EXERCISE AIM >> Using the listing below, extract each line that has the word "this" in it.

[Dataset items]
________

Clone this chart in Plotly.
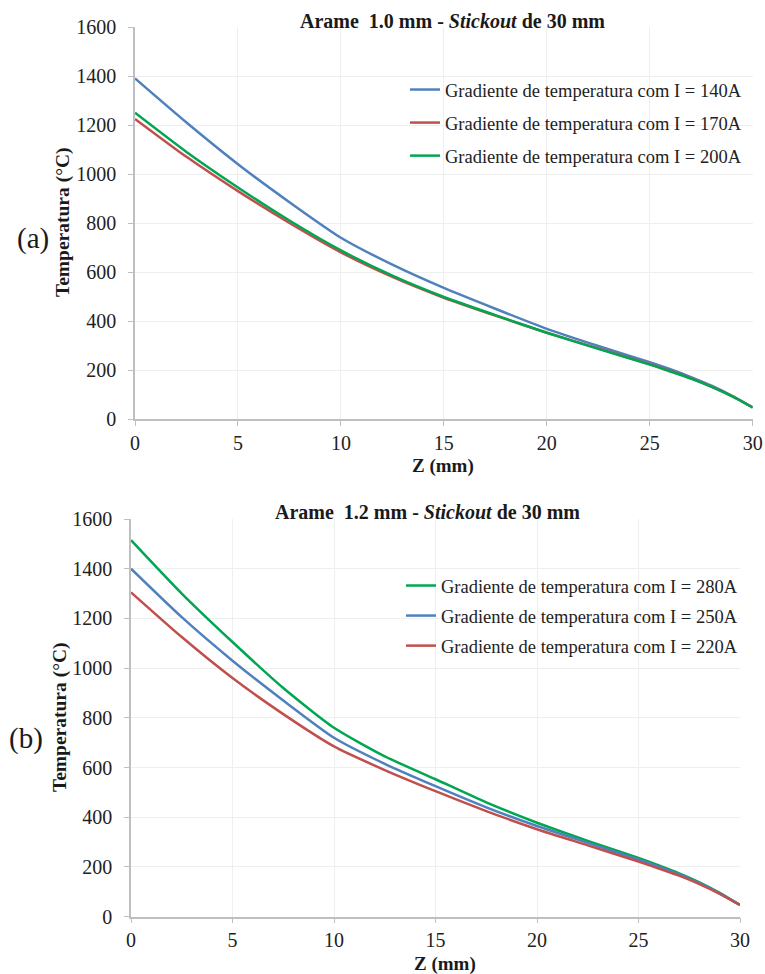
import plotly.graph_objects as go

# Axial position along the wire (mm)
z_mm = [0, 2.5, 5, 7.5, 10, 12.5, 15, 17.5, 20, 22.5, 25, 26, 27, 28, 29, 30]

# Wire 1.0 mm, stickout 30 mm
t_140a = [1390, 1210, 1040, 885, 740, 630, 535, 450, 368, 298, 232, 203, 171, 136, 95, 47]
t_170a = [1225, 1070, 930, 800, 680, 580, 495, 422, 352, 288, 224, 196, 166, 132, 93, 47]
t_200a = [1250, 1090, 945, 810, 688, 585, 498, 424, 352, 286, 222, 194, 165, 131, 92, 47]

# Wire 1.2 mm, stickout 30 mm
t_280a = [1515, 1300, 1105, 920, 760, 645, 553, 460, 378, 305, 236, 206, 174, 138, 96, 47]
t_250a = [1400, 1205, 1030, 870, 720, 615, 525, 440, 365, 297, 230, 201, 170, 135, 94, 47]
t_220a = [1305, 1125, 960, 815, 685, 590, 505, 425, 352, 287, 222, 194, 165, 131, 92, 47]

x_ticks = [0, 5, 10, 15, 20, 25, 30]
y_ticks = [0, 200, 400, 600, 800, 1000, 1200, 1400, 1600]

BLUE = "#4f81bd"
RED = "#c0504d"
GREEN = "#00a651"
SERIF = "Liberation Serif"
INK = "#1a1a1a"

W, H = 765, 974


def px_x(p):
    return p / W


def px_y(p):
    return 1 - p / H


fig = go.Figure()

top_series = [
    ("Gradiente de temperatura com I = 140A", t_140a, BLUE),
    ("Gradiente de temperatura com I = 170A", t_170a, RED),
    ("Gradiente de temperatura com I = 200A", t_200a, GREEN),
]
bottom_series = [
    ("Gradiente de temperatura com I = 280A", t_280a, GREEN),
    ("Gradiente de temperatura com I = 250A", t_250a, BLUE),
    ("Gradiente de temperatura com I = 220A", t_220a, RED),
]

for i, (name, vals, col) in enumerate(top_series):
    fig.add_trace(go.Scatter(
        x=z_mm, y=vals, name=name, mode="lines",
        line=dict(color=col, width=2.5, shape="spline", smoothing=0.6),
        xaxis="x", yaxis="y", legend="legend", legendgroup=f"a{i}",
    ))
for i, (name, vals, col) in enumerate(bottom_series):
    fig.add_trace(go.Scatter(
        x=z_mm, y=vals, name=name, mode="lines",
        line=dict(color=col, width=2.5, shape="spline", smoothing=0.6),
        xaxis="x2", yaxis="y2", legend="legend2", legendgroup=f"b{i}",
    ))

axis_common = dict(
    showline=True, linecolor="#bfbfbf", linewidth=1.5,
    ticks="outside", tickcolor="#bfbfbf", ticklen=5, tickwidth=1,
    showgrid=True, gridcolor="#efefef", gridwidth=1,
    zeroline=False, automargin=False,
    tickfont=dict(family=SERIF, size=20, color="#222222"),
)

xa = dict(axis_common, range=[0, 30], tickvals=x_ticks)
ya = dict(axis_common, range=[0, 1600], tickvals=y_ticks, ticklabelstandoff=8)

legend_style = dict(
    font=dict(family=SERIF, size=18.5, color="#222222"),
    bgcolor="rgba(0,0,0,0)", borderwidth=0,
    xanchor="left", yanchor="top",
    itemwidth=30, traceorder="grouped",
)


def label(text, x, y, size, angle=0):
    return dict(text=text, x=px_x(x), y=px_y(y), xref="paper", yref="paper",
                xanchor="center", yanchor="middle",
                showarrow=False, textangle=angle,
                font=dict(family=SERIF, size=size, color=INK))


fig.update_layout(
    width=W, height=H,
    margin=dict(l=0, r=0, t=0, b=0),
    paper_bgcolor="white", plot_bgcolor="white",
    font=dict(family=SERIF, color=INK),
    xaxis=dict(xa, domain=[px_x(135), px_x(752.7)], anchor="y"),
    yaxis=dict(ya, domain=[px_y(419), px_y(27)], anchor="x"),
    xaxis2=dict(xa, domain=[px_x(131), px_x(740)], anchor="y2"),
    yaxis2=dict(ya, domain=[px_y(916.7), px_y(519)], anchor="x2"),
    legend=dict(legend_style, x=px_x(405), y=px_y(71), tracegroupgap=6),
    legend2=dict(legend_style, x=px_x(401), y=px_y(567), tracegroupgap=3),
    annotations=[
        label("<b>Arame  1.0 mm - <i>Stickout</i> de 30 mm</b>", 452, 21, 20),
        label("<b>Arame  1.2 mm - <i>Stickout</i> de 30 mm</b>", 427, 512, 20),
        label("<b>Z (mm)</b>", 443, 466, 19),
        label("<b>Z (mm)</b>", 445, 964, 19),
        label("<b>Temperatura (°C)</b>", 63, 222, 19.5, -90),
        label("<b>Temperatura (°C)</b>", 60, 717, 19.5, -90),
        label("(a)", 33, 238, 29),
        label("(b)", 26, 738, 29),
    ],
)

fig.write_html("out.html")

________

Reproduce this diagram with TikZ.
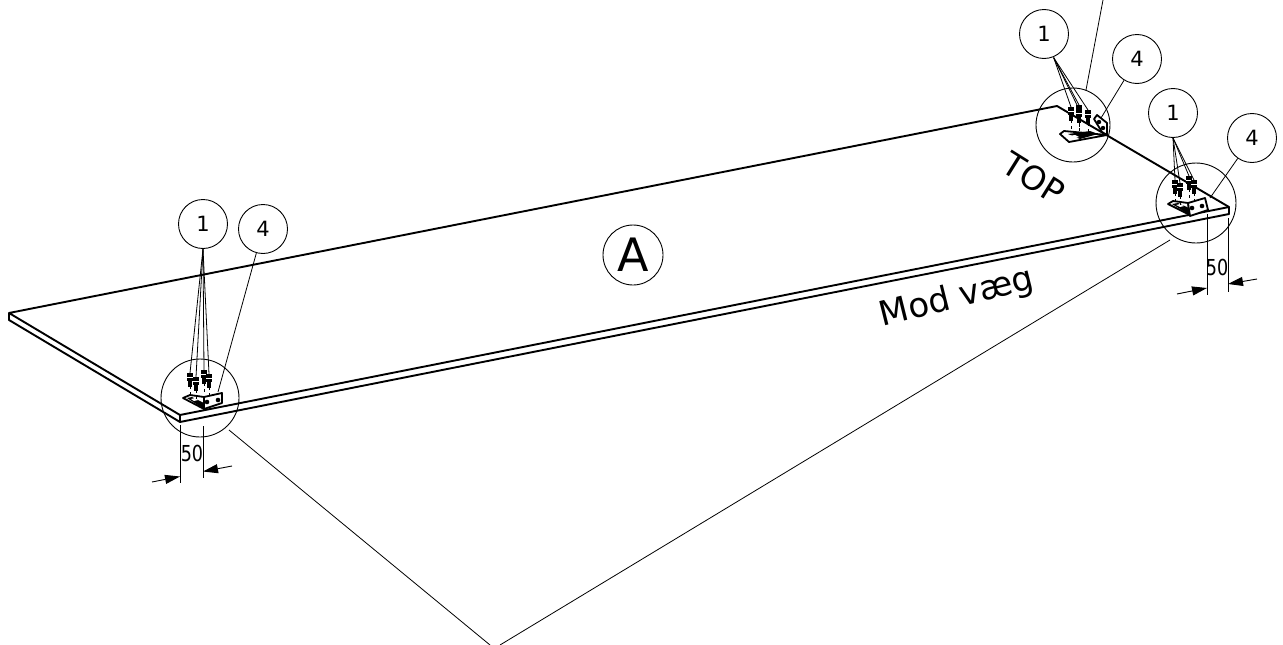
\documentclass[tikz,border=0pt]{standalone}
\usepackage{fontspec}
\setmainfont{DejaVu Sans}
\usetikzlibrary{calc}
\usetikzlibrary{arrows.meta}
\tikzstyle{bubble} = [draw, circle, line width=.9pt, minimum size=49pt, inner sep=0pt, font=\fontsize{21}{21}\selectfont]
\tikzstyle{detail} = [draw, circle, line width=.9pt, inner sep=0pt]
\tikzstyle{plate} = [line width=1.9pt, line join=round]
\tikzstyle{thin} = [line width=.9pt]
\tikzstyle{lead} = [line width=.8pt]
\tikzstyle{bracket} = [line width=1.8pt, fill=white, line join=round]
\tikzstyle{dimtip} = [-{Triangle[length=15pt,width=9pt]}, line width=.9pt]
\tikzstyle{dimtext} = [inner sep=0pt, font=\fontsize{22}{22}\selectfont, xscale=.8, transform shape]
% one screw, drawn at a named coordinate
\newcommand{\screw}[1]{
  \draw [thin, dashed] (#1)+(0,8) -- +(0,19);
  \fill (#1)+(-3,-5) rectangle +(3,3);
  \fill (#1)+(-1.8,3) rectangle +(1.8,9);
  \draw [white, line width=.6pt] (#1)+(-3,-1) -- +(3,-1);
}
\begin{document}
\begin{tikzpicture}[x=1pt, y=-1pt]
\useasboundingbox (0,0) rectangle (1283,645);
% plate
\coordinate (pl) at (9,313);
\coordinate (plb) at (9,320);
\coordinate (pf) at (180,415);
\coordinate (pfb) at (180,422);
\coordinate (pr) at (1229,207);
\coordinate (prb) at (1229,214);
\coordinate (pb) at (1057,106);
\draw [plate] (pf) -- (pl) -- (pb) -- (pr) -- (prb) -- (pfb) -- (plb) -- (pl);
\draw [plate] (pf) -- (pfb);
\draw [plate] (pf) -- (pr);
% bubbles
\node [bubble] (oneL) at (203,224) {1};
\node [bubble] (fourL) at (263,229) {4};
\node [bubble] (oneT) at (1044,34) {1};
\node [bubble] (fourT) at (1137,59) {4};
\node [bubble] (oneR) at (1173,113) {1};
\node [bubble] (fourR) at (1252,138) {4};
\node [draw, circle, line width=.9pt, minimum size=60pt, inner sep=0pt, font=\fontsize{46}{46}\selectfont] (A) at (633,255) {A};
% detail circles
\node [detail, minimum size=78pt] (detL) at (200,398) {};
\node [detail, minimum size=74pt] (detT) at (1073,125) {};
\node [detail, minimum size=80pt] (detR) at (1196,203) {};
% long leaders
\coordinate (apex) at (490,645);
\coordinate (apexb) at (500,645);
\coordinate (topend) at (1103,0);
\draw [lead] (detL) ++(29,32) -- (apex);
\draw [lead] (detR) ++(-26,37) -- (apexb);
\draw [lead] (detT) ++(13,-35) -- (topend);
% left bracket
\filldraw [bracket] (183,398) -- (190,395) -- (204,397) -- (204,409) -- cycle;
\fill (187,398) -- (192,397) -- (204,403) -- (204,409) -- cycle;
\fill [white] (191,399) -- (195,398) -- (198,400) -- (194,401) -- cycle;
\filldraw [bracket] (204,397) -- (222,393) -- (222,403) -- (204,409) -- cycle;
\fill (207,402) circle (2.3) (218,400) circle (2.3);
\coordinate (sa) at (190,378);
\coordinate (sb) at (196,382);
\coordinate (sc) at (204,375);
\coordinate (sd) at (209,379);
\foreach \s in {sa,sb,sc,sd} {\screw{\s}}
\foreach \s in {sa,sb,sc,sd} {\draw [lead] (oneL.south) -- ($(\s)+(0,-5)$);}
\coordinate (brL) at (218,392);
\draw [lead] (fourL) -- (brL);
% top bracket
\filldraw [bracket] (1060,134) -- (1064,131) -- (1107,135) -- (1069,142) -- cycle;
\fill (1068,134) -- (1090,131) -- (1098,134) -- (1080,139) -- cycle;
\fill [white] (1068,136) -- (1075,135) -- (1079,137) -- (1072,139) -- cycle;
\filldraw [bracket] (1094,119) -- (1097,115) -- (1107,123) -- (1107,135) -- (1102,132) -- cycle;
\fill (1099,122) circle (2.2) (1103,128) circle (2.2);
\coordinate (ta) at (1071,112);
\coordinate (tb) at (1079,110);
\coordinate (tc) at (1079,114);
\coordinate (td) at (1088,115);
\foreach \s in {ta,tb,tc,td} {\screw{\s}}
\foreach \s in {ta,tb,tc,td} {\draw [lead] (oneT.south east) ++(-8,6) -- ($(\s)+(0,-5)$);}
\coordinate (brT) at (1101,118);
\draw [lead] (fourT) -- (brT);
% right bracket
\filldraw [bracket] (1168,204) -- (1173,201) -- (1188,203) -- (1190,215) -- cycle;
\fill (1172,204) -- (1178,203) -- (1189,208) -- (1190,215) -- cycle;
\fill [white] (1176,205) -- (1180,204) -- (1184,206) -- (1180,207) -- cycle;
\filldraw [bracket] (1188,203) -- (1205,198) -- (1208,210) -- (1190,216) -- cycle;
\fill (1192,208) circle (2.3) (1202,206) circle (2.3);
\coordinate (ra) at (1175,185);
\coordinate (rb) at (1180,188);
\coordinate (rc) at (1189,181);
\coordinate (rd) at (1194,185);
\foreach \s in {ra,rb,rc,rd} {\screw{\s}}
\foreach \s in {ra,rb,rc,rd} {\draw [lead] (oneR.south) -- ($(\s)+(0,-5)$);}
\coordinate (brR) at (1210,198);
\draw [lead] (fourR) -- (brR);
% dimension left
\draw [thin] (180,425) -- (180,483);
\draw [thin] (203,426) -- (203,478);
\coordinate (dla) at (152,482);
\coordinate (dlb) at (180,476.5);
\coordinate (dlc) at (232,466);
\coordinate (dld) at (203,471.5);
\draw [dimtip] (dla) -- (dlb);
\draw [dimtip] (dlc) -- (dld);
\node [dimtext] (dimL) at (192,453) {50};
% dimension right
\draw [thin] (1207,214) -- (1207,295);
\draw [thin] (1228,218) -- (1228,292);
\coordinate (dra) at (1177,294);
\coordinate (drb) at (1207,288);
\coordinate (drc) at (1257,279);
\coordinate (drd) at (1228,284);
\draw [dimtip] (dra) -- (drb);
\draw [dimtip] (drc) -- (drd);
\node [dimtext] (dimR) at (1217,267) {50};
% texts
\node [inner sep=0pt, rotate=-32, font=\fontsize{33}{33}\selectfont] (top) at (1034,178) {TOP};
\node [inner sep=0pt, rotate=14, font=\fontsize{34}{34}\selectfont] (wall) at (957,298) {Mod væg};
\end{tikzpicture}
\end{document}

________

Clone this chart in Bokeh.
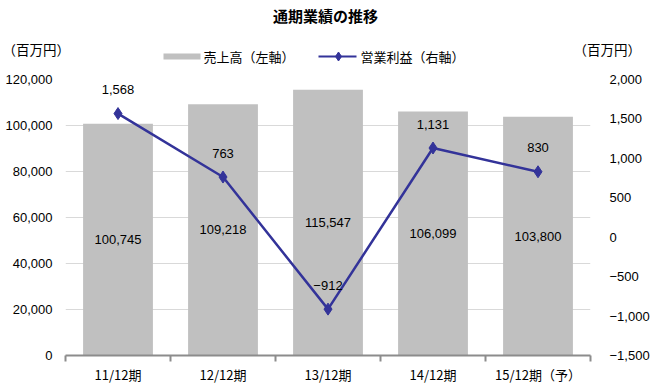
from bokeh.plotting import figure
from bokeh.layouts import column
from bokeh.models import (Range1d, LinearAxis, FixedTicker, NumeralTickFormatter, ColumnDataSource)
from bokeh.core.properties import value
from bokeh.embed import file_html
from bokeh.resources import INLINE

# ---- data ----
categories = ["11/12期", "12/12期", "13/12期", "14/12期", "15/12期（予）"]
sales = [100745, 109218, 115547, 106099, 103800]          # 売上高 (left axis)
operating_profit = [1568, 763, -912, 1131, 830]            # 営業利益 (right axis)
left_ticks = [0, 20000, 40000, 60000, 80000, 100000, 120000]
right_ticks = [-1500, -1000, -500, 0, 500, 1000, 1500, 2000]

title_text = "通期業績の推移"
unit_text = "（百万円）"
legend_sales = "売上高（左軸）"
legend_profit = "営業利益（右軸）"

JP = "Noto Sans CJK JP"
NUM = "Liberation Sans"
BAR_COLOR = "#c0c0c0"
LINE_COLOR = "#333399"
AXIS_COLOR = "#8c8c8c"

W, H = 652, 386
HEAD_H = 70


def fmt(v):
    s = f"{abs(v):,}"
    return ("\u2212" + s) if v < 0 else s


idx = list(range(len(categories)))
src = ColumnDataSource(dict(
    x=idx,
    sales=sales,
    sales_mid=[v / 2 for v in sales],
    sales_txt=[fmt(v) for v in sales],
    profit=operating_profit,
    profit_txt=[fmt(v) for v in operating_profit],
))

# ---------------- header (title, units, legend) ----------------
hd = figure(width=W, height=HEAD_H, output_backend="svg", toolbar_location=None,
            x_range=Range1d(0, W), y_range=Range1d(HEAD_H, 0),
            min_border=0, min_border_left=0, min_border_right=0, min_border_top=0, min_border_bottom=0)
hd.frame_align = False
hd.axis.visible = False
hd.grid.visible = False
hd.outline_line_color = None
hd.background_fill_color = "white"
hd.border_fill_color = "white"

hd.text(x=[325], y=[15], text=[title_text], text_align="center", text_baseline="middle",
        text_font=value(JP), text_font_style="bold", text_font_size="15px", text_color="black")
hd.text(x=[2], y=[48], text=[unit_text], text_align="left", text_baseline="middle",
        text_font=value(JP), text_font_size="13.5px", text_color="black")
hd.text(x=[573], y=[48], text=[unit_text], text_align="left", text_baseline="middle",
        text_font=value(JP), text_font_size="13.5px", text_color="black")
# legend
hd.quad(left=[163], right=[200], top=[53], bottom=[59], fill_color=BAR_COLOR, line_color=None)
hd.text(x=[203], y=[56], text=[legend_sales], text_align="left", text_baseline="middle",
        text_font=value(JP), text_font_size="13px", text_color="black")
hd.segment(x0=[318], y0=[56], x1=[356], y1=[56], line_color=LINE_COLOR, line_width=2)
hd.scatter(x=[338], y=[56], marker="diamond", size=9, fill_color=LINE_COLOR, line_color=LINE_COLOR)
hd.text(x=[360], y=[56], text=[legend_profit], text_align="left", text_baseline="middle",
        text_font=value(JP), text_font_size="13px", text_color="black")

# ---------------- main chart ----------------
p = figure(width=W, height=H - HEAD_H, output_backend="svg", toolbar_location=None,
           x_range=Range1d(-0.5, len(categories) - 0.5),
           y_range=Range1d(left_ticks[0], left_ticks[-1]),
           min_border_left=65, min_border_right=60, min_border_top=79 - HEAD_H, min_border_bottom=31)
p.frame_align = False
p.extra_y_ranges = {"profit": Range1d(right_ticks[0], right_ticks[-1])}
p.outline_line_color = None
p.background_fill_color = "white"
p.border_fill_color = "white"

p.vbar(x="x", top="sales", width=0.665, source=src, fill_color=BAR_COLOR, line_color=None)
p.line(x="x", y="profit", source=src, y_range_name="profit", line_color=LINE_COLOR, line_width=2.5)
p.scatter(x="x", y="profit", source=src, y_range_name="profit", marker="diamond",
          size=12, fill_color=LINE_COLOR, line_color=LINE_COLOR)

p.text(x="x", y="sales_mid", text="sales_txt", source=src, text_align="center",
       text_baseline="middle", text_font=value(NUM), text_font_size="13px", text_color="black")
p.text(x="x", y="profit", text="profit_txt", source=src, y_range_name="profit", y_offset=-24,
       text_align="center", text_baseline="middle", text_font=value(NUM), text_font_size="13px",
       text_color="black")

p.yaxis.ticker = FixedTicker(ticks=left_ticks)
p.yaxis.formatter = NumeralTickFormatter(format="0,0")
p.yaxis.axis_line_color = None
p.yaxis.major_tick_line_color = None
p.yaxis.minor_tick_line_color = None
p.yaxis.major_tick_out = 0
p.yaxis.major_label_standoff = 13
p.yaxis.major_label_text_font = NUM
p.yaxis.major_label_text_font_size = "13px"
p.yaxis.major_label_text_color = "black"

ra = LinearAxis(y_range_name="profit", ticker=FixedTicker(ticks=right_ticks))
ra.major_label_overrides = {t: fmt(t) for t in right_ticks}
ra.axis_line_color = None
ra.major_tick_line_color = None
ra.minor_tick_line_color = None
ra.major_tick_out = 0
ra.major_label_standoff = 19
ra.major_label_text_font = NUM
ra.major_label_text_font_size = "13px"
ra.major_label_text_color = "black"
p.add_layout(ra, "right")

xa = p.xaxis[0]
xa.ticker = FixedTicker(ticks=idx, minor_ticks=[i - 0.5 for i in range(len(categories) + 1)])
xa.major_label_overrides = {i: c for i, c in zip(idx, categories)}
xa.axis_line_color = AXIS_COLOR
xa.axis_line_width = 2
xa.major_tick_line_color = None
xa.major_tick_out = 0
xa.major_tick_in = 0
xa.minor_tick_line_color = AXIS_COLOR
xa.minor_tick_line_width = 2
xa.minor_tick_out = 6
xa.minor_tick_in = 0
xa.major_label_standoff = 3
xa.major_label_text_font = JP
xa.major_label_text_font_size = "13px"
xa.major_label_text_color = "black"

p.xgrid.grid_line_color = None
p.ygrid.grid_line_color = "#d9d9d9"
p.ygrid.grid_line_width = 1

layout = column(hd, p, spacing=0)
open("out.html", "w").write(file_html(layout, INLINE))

________

PROBLEM SOLUTION >>
Clone this chart in Plotly.
Reproduce this diagram with TikZ.
Clone this chart in Bokeh.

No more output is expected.